木曽川町のクラボウも行って見ましたが、道路沿いではありますがコンクリート塀の中にあるのがそうで、それでは一般の人には分かって貰えないと思います。
結局、白鳥町へお持ちして数千本は有るでしょう、桜の何れにでも利用して頂ければ、折角作った標柱が活かされるのではないかとの結論になりました。
一年がかりでいろいろ努力致しましたが・力不足で思うような結果が得られなかった事で佐藤さんが、いろいろな障害を克服され桜の木を植え続けられたご苦労がよく判りました。
四月一日、NHK名古屋放送センターで開催された、太平洋と日本海を桜で結ぼう「夢つなぎ ・さくら道」写真展 撮影 佐藤良二(故人)、中川幸作(JPS会員)に行ってまいりました。全紙六十七枚(モノクロ二十枚カラー三十七枚)が展示されました
裁判所の桜の写真も展示されていました。会場で風媒社の稲垣さんとカメラマンの中川さんに会いました。色々話ができました。
これほど話題が大きくなると、事実の確認で行き違いもおあるようで、美並の桜並木は地元の青年会が植えられて成長した木のあるところに佐藤さんも植えられたとか、他にも事実と食い違う指摘があったという事です。
善意の発想をトラブルにしてはいけませんから無理押しはしないほうがいいという意見でした。
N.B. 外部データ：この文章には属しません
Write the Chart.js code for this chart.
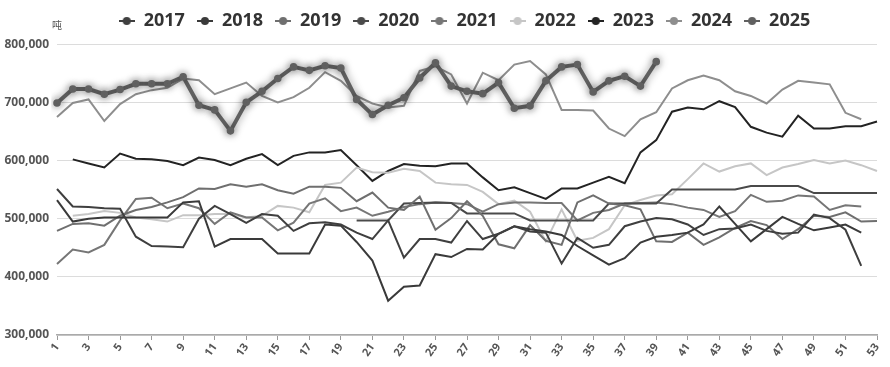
<!DOCTYPE html>
<html>
<head>
<meta charset="utf-8">
<script src="https://cdn.jsdelivr.net/npm/chart.js@4.4.1/dist/chart.umd.min.js"></script>
<style>
  html, body { margin: 0; padding: 0; background: #fff; }
  #wrap { width: 890px; height: 367px; }
</style>
</head>
<body>
<div id="wrap"><canvas id="c" width="890" height="367"></canvas></div>
<script>
// week numbers on the x axis
const weeks = ['1','2','3','4','5','6','7','8','9','10','11','12','13','14','15','16','17','18','19','20',
  '21','22','23','24','25','26','27','28','29','30','31','32','33','34','35','36','37','38','39','40',
  '41','42','43','44','45','46','47','48','49','50','51','52','53'];

const years = ['2017', '2018', '2019', '2020', '2021', '2022', '2023', '2024', '2025'];

// weekly values, tonnes
const y2017 = [551, 521, 520, 518, 517, 469, 453, 452, 451, 500, 522, 508, 493, 508, 505, 479, 492, 494, 490, 476,
  465, 497, 433, 465, 465, 459, 496, 465, 474, 487, 478, 476, 423, 467, 450, 455, 487, 495, 501, 499,
  490, 472, 482, 483, 490, 479, 474, 476, 507, 501, 481, 419, null];
const y2018 = [532, 495, 500, 502, 502, 502, 502, 502, 528, 530, 452, 465, 465, 465, 440, 440, 440, 490, 488, 460,
  428, 359, 383, 385, 439, 434, 448, 447, 474, 487, 482, 478, 472, 453, 437, 421, 432, 459, 469, 472,
  476, 490, 521, 491, 461, 482, 503, 491, 480, 485, 490, 476, null];
const y2019 = [479, 491, 492, 488, 505, 515, 520, 528, 537, 552, 551, 559, 555, 559, 549, 543, 555, 555, 553, 530,
  545, 519, 515, 538, 481, 501, 530, 505, 456, 449, 489, 462, 455, 528, 540, 526, 523, 516, 461, 460,
  476, 455, 468, 484, 496, 489, 465, 482, 505, 503, 511, 495, 496];
const y2020 = [null, null, null, null, null, null, null, null, null, null, null, null, null, null, null, null, null, null, null, 497,
  497, 497, 526, 527, 528, 527, 509, 509, 509, 509, 497, 497, 497, 497, 497, 526, 526, 526, 526, 550,
  550, 550, 550, 550, 556, 556, 556, 556, 544, 544, 544, 544, 544];
const y2021 = [422, 447, 442, 455, 497, 534, 536, 518, 526, 518, 491, 511, 502, 502, 480, 493, 526, 535, 513, 519,
  505, 512, 520, 525, 528, 527, 525, 512, 525, 528, 528, 527, 527, 497, 510, 515, 526, 527, 528, 525,
  519, 515, 503, 513, 541, 529, 531, 540, 538, 515, 523, 521, null];
const y2022 = [null, 505, 508, 513, 510, 502, 499, 495, 506, 506, 508, 508, 502, 505, 522, 519, 511, 558, 562, 588,
  580, 579, 586, 582, 562, 559, 558, 546, 525, 531, 512, 461, 516, 462, 467, 482, 523, 532, 540, 542,
  568, 595, 581, 590, 595, 575, 588, 594, 601, 595, 600, 592, 582];
const y2023 = [null, 602, 595, 588, 612, 603, 602, 599, 592, 605, 601, 592, 603, 611, 592, 608, 614, 614, 618, 592,
  565, 582, 594, 591, 590, 595, 595, 571, 549, 554, 544, 534, 552, 552, 562, 572, 561, 614, 635, 684,
  691, 688, 702, 692, 658, 648, 641, 677, 655, 655, 659, 659, 667];
const y2024 = [675, 699, 705, 668, 697, 714, 721, 725, 741, 738, 714, 724, 734, 711, 700, 709, 725, 752, 737, 711,
  698, 691, 694, 754, 762, 748, 698, 751, 738, 765, 771, 748, 687, 687, 686, 655, 642, 671, 683, 724,
  738, 746, 738, 719, 711, 698, 722, 737, 734, 731, 682, 671, null];
const y2025 = [699, 723, 723, 714, 722, 732, 732, 732, 744, 695, 687, 651, 700, 719, 741, 761, 755, 763, 759, 705,
  679, 695, 708, 742, 768, 728, 719, 715, 734, 690, 694, 737, 761, 765, 718, 737, 745, 728, 770];

const series = [y2017, y2018, y2019, y2020, y2021, y2022, y2023, y2024, y2025];
const colors = ['#3f3f3f', '#3a3a3a', '#6f6f6f', '#4a4a4a', '#767676', '#c6c6c6', '#232323', '#8e8e8e', '#606060'];

// little "-o-" marker for the legend
function legendMark(color) {
    const cv = document.createElement('canvas');
    cv.width = 16; cv.height = 10;
    const g = cv.getContext('2d');
    g.strokeStyle = color; g.lineWidth = 2;
    g.beginPath(); g.moveTo(0, 5); g.lineTo(16, 5); g.stroke();
    g.fillStyle = color;
    g.beginPath(); g.arc(8, 5, 4, 0, Math.PI * 2); g.fill();
    return cv;
}

const datasets = years.map((yr, i) => {
    const last = i === years.length - 1;
    return {
        label: yr,
        data: series[i].map(v => v === null ? null : v * 1000),
        borderColor: colors[i],
        backgroundColor: colors[i],
        borderWidth: last ? 4 : 2,
        pointRadius: last ? 1.8 : 0,
        pointHoverRadius: 0,
        tension: 0,
        fill: false,
        order: last ? -1 : 0
    };
});

const shadowPlugin = {
    id: 'shadow2025',
    beforeDatasetDraw(chart, args) {
        if (args.index !== years.length - 1) return;
        const ctx = chart.ctx;
        ctx.save();
        ctx.shadowColor = 'rgba(0,0,0,0.45)';
        ctx.shadowBlur = 8;
    },
    afterDatasetDraw(chart, args) {
        if (args.index !== years.length - 1) return;
        chart.ctx.restore();
    }
};

// nudge the legend row a bit to the right, like the original
const legendShift = {
    id: 'legendShift',
    afterLayout(chart) {
        if (!chart.legend) return;
        chart.legend.left += 26;
        chart.legend.right += 26;
    }
};

const unitPlugin = {
    id: 'unit',
    afterDraw(chart) {
        const ctx = chart.ctx;
        ctx.save();
        ctx.fillStyle = '#555';
        ctx.font = '10px "Noto Sans CJK SC"';
        ctx.textAlign = 'left';
        ctx.textBaseline = 'middle';
        ctx.fillText('吨', 52, 25);
        ctx.restore();
    }
};

new Chart(document.getElementById('c'), {
    type: 'line',
    data: { labels: weeks, datasets: datasets },
    plugins: [shadowPlugin, legendShift, unitPlugin],
    options: {
        responsive: false,
        animation: false,
        events: [],
        layout: { padding: { left: 0, right: 13, top: 0, bottom: 0 } },
        plugins: {
            legend: {
                position: 'top',
                labels: {
                    usePointStyle: true,
                    pointStyleWidth: 16,
                    boxHeight: 10,
                    padding: 12,
                    color: '#333',
                    font: { family: '"Open Sans", sans-serif', size: 18, weight: 'bold' },
                    sort: (a, b) => a.datasetIndex - b.datasetIndex,
                    generateLabels(chart) {
                        return Chart.defaults.plugins.legend.labels.generateLabels(chart).map(l => {
                            l.pointStyle = legendMark(colors[l.datasetIndex]);
                            return l;
                        });
                    }
                }
            },
            // empty spacer between legend and plot
            subtitle: {
                display: true,
                text: ' ',
                position: 'top',
                weight: 500,
                font: { size: 1 },
                padding: { top: 3, bottom: 0 }
            },
            tooltip: { enabled: false }
        },
        scales: {
            x: {
                offset: false,
                afterFit: (s) => { s.height = 32; },
                grid: {
                    drawOnChartArea: false,
                    drawTicks: true,
                    tickLength: 5,
                    tickColor: (c) => c.index % 2 === 0 ? '#999' : 'rgba(0,0,0,0)'
                },
                border: { display: true, color: '#aaa', width: 1.5 },
                ticks: {
                    autoSkip: false,
                    maxRotation: 55,
                    minRotation: 55,
                    padding: 1,
                    color: '#555',
                    font: { family: '"Open Sans", sans-serif', size: 11, weight: 'bold' },
                    callback: (v, i) => i % 2 === 0 ? weeks[i] : ''
                }
            },
            y: {
                min: 300000,
                max: 800000,
                afterFit: (s) => { s.width = 57; },
                grid: { color: '#dcdcdc', drawTicks: false, lineWidth: 1 },
                border: { display: false },
                ticks: {
                    stepSize: 100000,
                    padding: 8,
                    color: '#555',
                    font: { family: '"Open Sans", sans-serif', size: 12, weight: 'bold' },
                    callback: v => v.toLocaleString('en-US')
                }
            }
        }
    }
});
</script>
</body>
</html>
私もそう思います。
平成七年(1994)奥美濃にさくら前線が訪れる四月下旬、標柱を携えAV有志で白鳥を訪ねる事にしました。
四月一日NHKでの写真展会場で、カメラマンの中川さんに聞いた、一宮市の南の端に佐藤さんが植えられたという、地蔵さんの傍の桜というのを捜しに行きました。
これは一宮市と稲沢市の市境辺りですが、市境から南に数メートル稲沢市になります。
稲沢市赤池の、古蹟があるところです。県道(190号線)の東側です。
交通祈願の赤池地蔵と、一国一基建立祈願の大きな石碑がありますが.本来は古蹟の所在地でその由来を記した石碑が建てられ、定期的に祭事が行われているようです。
ここにソメイョシノの大木が二本ありますがこれはかなり大きいので、これではなくその中程にあるのがそうだと中川さんはいわれました。よく見てみましたが.枝が大きく折れ、枯れた幹が見られます。全く手当はされていないようです。
佐藤さんの植えられたものだという表示はありませんから、或いは、地元の人は知らないのかも知れません。
私は、裁判所の木に取り付けたものと同じアクリル板に、同じ文章を記し、黙って取り付けてきました。
地元に知らせようかとも思いましたが又煩わししことになるのも不本意なので様子を見ていました。
この木はピンクの八重桜です。私の家から1キロちょっとかと思いますが、その後、三度ほど見に行きましたが、プレートは外されていませんから認められたのでしょう。是非手入れをして育てて頂きたいものと思います。
第2回「さくら道ネイチャーーラン」は二十二日土砂降りの雨の中、決行されました。
帽子から雨がしたたり落ちる | 苦笑い 私は声もかけられない | あまりの雨に傘をさして走る |
私は七時から、裁判所前でランナーが来るのを待ちました。
七時四十分過ぎ、第一ランナーが来ました。
八時三十分頃まで、ビデオを撮りました。晴れた日とは違い、違った意味で、無条件に走られるランナーの姿に感動しました。
悪天候と早朝の為、声援を送る人は、あまり居ませんでしたが、それだけに、私は貴重な場面に立ち会う機会を得たことに幸運を感じています。
名古屋金沢間250キロを、二十三日午前五時二十五分ゴール、二十二時間五十分で沖山健司さんがトップで十五人の方が完走されました。